What does this have to do with the septic tank buried out of sight, out of mind somewhere in your yard? Well, it’s simple: just like your vehicle needs routine oil changes every 3-5k miles, your septic system needs a pump out and inspection every 3-5 years for proper maintenance. If you skip septic maintenance, you might not notice a problem at first—or even for a long time. Unfortunately, with cars and septic systems, by the time you see (or smell) the problem, it’s likely been brewing for a long time.
Let’s look at how the septic tank works.
The tank’s job is to catch and hold waste solids (sludge) while allowing liquid wastewater (effluent) to pass through and enter the leach or drain field. Over time and with use, the sludge level in the tank will rise and, if not pumped out, flow out of the tank into the leach system.

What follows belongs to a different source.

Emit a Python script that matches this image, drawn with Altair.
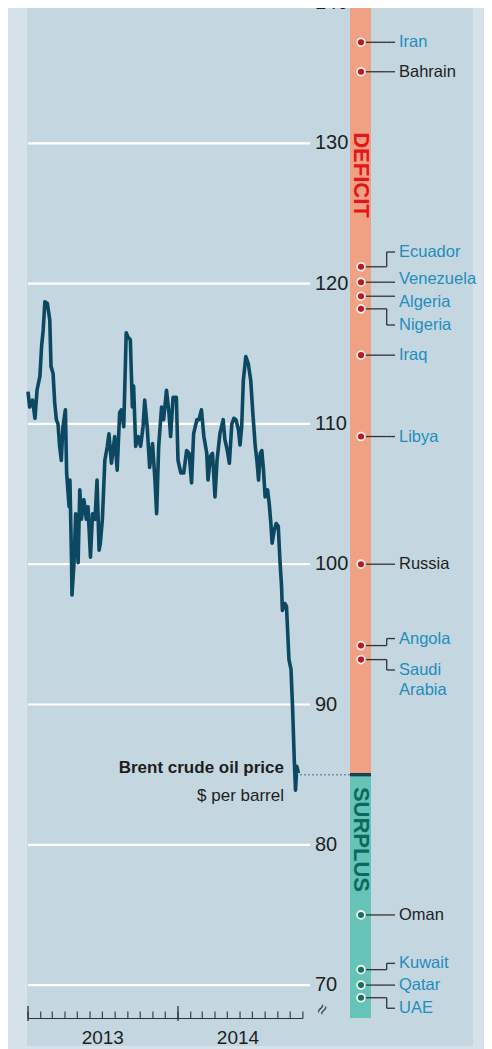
import altair as alt
import pandas as pd

# ---------------- data ----------------
dates = ["2013-01-01","2013-01-05","2013-01-12","2013-01-18","2013-01-23","2013-01-30","2013-02-03","2013-02-07","2013-02-11","2013-02-17",
         "2013-02-23","2013-02-26","2013-03-03","2013-03-07","2013-03-11","2013-03-15","2013-03-19","2013-03-23","2013-03-27","2013-04-02",
         "2013-04-05","2013-04-11","2013-04-13","2013-04-17","2013-04-18","2013-04-23","2013-04-27","2013-05-03","2013-05-07","2013-05-11",
         "2013-05-17","2013-05-23","2013-05-27","2013-06-02","2013-06-07","2013-06-13","2013-06-18","2013-06-23","2013-06-26","2013-07-01",
         "2013-07-07","2013-07-13","2013-07-17","2013-07-23","2013-07-31","2013-08-06","2013-08-12","2013-08-16","2013-08-22","2013-08-28",
         "2013-09-01","2013-09-07","2013-09-12","2013-09-15","2013-09-20","2013-09-26","2013-10-02","2013-10-08","2013-10-12","2013-10-18",
         "2013-10-24","2013-10-31","2013-11-06","2013-11-10","2013-11-15","2013-11-22","2013-11-27","2013-12-04","2013-12-10","2013-12-14",
         "2013-12-20","2013-12-28",
         "2014-01-01","2014-01-08","2014-01-15","2014-01-22","2014-01-28","2014-02-03","2014-02-08","2014-02-16","2014-02-21","2014-02-27",
         "2014-03-05","2014-03-12","2014-03-15","2014-03-21","2014-03-26","2014-04-01","2014-04-06","2014-04-13","2014-04-21","2014-04-25",
         "2014-05-01","2014-05-06","2014-05-12","2014-05-17","2014-05-22","2014-05-28","2014-06-01","2014-06-05","2014-06-09","2014-06-15",
         "2014-06-21","2014-06-27","2014-07-02","2014-07-08","2014-07-12","2014-07-16","2014-07-20","2014-07-24","2014-07-28","2014-08-01",
         "2014-08-07","2014-08-11","2014-08-15","2014-08-18","2014-08-23","2014-08-28","2014-09-02","2014-09-06","2014-09-10","2014-09-12",
         "2014-09-18","2014-09-22","2014-09-28","2014-10-03","2014-10-07","2014-10-11","2014-10-14","2014-10-17","2014-10-21"]
prices = [112.3,111.2,111.7,110.4,112.4,113.4,115.5,116.7,118.7,118.6,
          117.4,114.1,113.6,111.5,110.3,110.0,108.4,107.4,109.8,111.0,
          106.5,104.1,106.0,100.1,97.8,100.1,103.6,100.1,105.3,103.2,
          104.6,103.2,104.1,100.5,103.6,103.2,106.0,101.0,101.5,103.2,
          107.4,108.4,109.3,107.2,109.1,106.7,110.8,111.0,109.8,116.5,
          116.2,116.0,111.2,112.7,108.4,109.1,108.4,109.8,111.7,109.8,
          106.9,108.6,106.0,103.6,108.4,111.2,110.3,112.4,110.8,109.1,
          111.9,111.9,
          107.4,106.5,106.5,108.1,107.9,105.8,109.3,110.3,110.3,111.0,
          109.1,107.9,106.0,107.7,107.9,104.8,107.4,109.3,110.3,108.9,
          108.1,107.2,110.0,110.4,110.3,109.6,108.5,109.8,113.1,114.8,
          114.3,113.1,110.8,108.4,107.4,106.0,107.9,108.1,106.7,104.8,
          105.3,104.3,102.9,101.5,102.4,102.9,102.7,100.3,98.4,96.7,
          97.2,97.0,93.2,92.5,89.6,86.0,83.9,85.6,85.1]

countries = ["Iran", "Bahrain", "Ecuador", "Venezuela", "Algeria", "Nigeria", "Iraq", "Libya",
             "Russia", "Angola", "Saudi Arabia", "Oman", "Kuwait", "Qatar", "UAE"]
breakeven = [137.2, 135.1, 121.2, 120.1, 119.1, 118.2, 114.9, 109.1,
             100.0, 94.2, 93.2, 75.0, 71.1, 70.0, 69.1]
# where each leader line ends, and where each name sits (same value scale)
link_at = [137.2, 135.1, 122.25, 120.1, 119.1, 117.05, 114.9, 109.1,
           100.0, 94.7, 92.46, 75.0, 71.55, 70.0, 68.35]
text_at = [137.2, 135.1, 122.25, 120.33, 118.7, 117.05, 114.9, 109.1,
           100.0, 94.7, 92.46, 75.0, 71.55, 70.0, 68.35]
opec = [True, False, True, True, True, True, True, True,
        False, True, True, False, True, True, True]

grid_values = [70, 80, 90, 100, 110, 120, 130, 140]
year_labels = ["2013", "2014"]
year_label_dates = ["2013-07-02", "2014-05-27"]
year_ticks = ["2013-01-01", "2014-01-01"]
month_ticks = list(pd.date_range("2013-01-01", "2014-11-01", freq="MS").strftime("%Y-%m-%d"))
axis_start, axis_end = "2013-01-01", "2014-11-01"
current_price = 85.0
bar_top, bar_bottom = 140.0, 67.65

# ---------------- styles ----------------
BG = "#d6e2e9"
PANEL = "#c4d6df"
LINE = "#0d4862"
ORANGE = "#f0a183"
TEAL = "#66c3b7"
RED = "#c0141e"
DTEAL = "#0e7565"
BLUE = "#1f8dbd"
DARK = "#1e1e1e"
SANS = "Liberation Sans, Arial, sans-serif"

yscale = alt.Scale(domain=[70, 140], range=[977.1, -5], nice=False, zero=False)
xscale = alt.Scale(domain=[alt.DateTime(year=2013, month=1, date=1, utc=True),
                           alt.DateTime(year=2014, month=1, date=1, utc=True)],
                   range=[20, 170], nice=False)


def Y(field):
    return alt.Y(field, type="quantitative", scale=yscale, axis=None)


def X(field):
    return alt.X(field, type="temporal", scale=xscale, axis=None)


price_df = pd.DataFrame({"date": dates, "price": prices})
c_df = pd.DataFrame({"country": countries, "breakeven": breakeven,
                     "link_at": link_at, "text_at": text_at, "opec": opec})
c_df["display"] = c_df["country"].str.replace(" ", "\n")
grid_df = pd.DataFrame({"v": grid_values})
bar_df = pd.DataFrame({"top": [bar_top, current_price],
                       "bottom": [current_price, bar_bottom],
                       "zone": ["deficit", "surplus"]})
cp_df = pd.DataFrame({"p": [current_price]})
one = pd.DataFrame({"a": [0]})

panel = alt.Chart(one).mark_rect(color=PANEL).encode(
    x=alt.value(19), x2=alt.value(465), y=alt.value(-8), y2=alt.value(1038))

grid = alt.Chart(grid_df).mark_rule(color="white", strokeWidth=2.2).encode(
    x=alt.value(20), x2=alt.value(302), y=Y("v"))

grid_labels = alt.Chart(grid_df).mark_text(
    align="left", baseline="middle", font=SANS, fontSize=20, color=DARK).encode(
    x=alt.value(307), y=Y("v"), text="v:Q")

bar = alt.Chart(bar_df).mark_rect().encode(
    x=alt.value(342), x2=alt.value(363), y=Y("top"), y2="bottom:Q",
    color=alt.Color("zone:N", scale=alt.Scale(domain=["deficit", "surplus"], range=[ORANGE, TEAL]),
                    legend=None))

divider = alt.Chart(cp_df).mark_rule(color="#17434e", strokeWidth=3.4).encode(
    x=alt.value(342), x2=alt.value(363), y=Y("p"))

dotted = alt.Chart(cp_df).mark_rule(color="#6f8fa0", strokeDash=[2, 2], strokeWidth=1.5).encode(
    x=alt.value(292), x2=alt.value(342), y=Y("p"))

line = alt.Chart(price_df).mark_line(color=LINE, strokeWidth=3.6, strokeJoin="round").encode(
    x=X("date"), y=Y("price"))

axis_line = alt.Chart(pd.DataFrame({"s": [axis_start], "e": [axis_end]})).mark_rule(
    color="#333333", strokeWidth=1.2).encode(x=X("s"), x2="e:T", y=alt.value(1010.5))

minor_ticks = alt.Chart(pd.DataFrame({"m": month_ticks})).mark_rule(
    color="#333333", strokeWidth=1.1).encode(x=X("m"), y=alt.value(1003.5), y2=alt.value(1010.5))

major_ticks = alt.Chart(pd.DataFrame({"m": year_ticks})).mark_rule(
    color="#333333", strokeWidth=1.3).encode(x=X("m"), y=alt.value(998), y2=alt.value(1013))

year_text = alt.Chart(pd.DataFrame({"d": year_label_dates, "t": year_labels})).mark_text(
    font=SANS, fontSize=19, color=DARK, align="center", baseline="middle").encode(
    x=X("d"), y=alt.value(1030), text="t:N")

conn_a = alt.Chart(c_df).mark_rule(color="#333333", strokeWidth=1.3).encode(
    x=alt.value(353), x2=alt.value(378.7), y=Y("breakeven"))
conn_b = alt.Chart(c_df).mark_rule(color="#333333", strokeWidth=1.3).encode(
    x=alt.value(378.7), y=Y("breakeven"), y2="link_at:Q")
conn_c = alt.Chart(c_df).mark_rule(color="#333333", strokeWidth=1.3).encode(
    x=alt.value(378.7), x2=alt.value(387), y=Y("link_at"))

dots = alt.Chart(c_df).mark_circle(size=62, opacity=1, stroke="#fbeee6", strokeWidth=1.8).encode(
    x=alt.value(353), y=Y("breakeven"),
    color=alt.condition("datum.breakeven > 85", alt.value(RED), alt.value(DTEAL)))

labels = alt.Chart(c_df).mark_text(
    align="left", baseline="top", dy=-8, lineBreak="\n", lineHeight=20,
    font=SANS, fontSize=16.5).encode(
    x=alt.value(391), y=Y("text_at"), text="display:N",
    color=alt.condition("datum.opec", alt.value(BLUE), alt.value(DARK)))

deficit = alt.Chart(one).mark_text(
    text="DEFICIT", angle=90, align="center", baseline="middle", font=SANS,
    fontWeight="bold", fontSize=22, color="#e4151c").encode(
    x=alt.value(353), y=alt.datum(127.74, scale=yscale))

surplus = alt.Chart(one).mark_text(
    text="SURPLUS", angle=90, align="center", baseline="middle", font=SANS,
    fontWeight="bold", fontSize=22, color="#0b6a60").encode(
    x=alt.value(353), y=alt.datum(80.38, scale=yscale))

brent1 = alt.Chart(one).mark_text(
    text="Brent crude oil price", align="right", baseline="middle", font=SANS,
    fontWeight="bold", fontSize=17, color=DARK).encode(x=alt.value(276), y=alt.value(760))
brent2 = alt.Chart(one).mark_text(
    text="$ per barrel", align="right", baseline="middle", font=SANS,
    fontSize=17, color=DARK).encode(x=alt.value(276), y=alt.value(788))

brk = alt.Chart(one).mark_text(
    text="≈", angle=300, align="center", baseline="middle", font=SANS,
    fontSize=18, color="#333333").encode(x=alt.value(315), y=alt.value(1002))

chart = alt.layer(
    panel, grid, grid_labels, bar, dotted, divider, line,
    axis_line, minor_ticks, major_ticks, year_text,
    conn_a, conn_b, conn_c, dots, labels, deficit, surplus, brent1, brent2, brk
).properties(
    width=476, height=1041, padding=0,
    autosize=alt.AutoSizeParams(type="none"),
    background=BG,
).configure_view(strokeWidth=0)

chart.save("out.html", embed_options={"renderer": "svg", "actions": False})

Because leach systems are not made to handle sludge, this overflow will clog the leach system and render it ineffective.
Sludge and solids could also leave the septic tank via a missing or deteriorating tank baffle. When working correctly, the outlet baffle on a septic tank holds sludge and scum in while allowing liquids (effluent) out. Tank baffles are part of the tank and generally made of concrete in concrete tanks. Concrete tank baffles begin to deteriorate within 10-15 years, and often sooner, so they need regular inspection. If the concrete baffle has already been replaced by a PVC baffle tee with an effluent filter, then the filter will need regular cleaning and maintenance. A clogged filter will not allow wastewater out of the tank into the leach system, and if that happens, the result could be a backup into the house.
Clearly none of these scenarios are ideal! By the time you notice a mushy dark spot in the yard or a foul stench coming from the basement, your septic system may be in trouble. A simple pump out and baffle inspection may not be enough at this point; the septic system will likely need some form of remedial action to fix the cause of the problem.
The good news is, these kinds of septic problems develop relatively slowly over a period of time, and with regular maintenance, they can be fixed before they become serious threats to your property.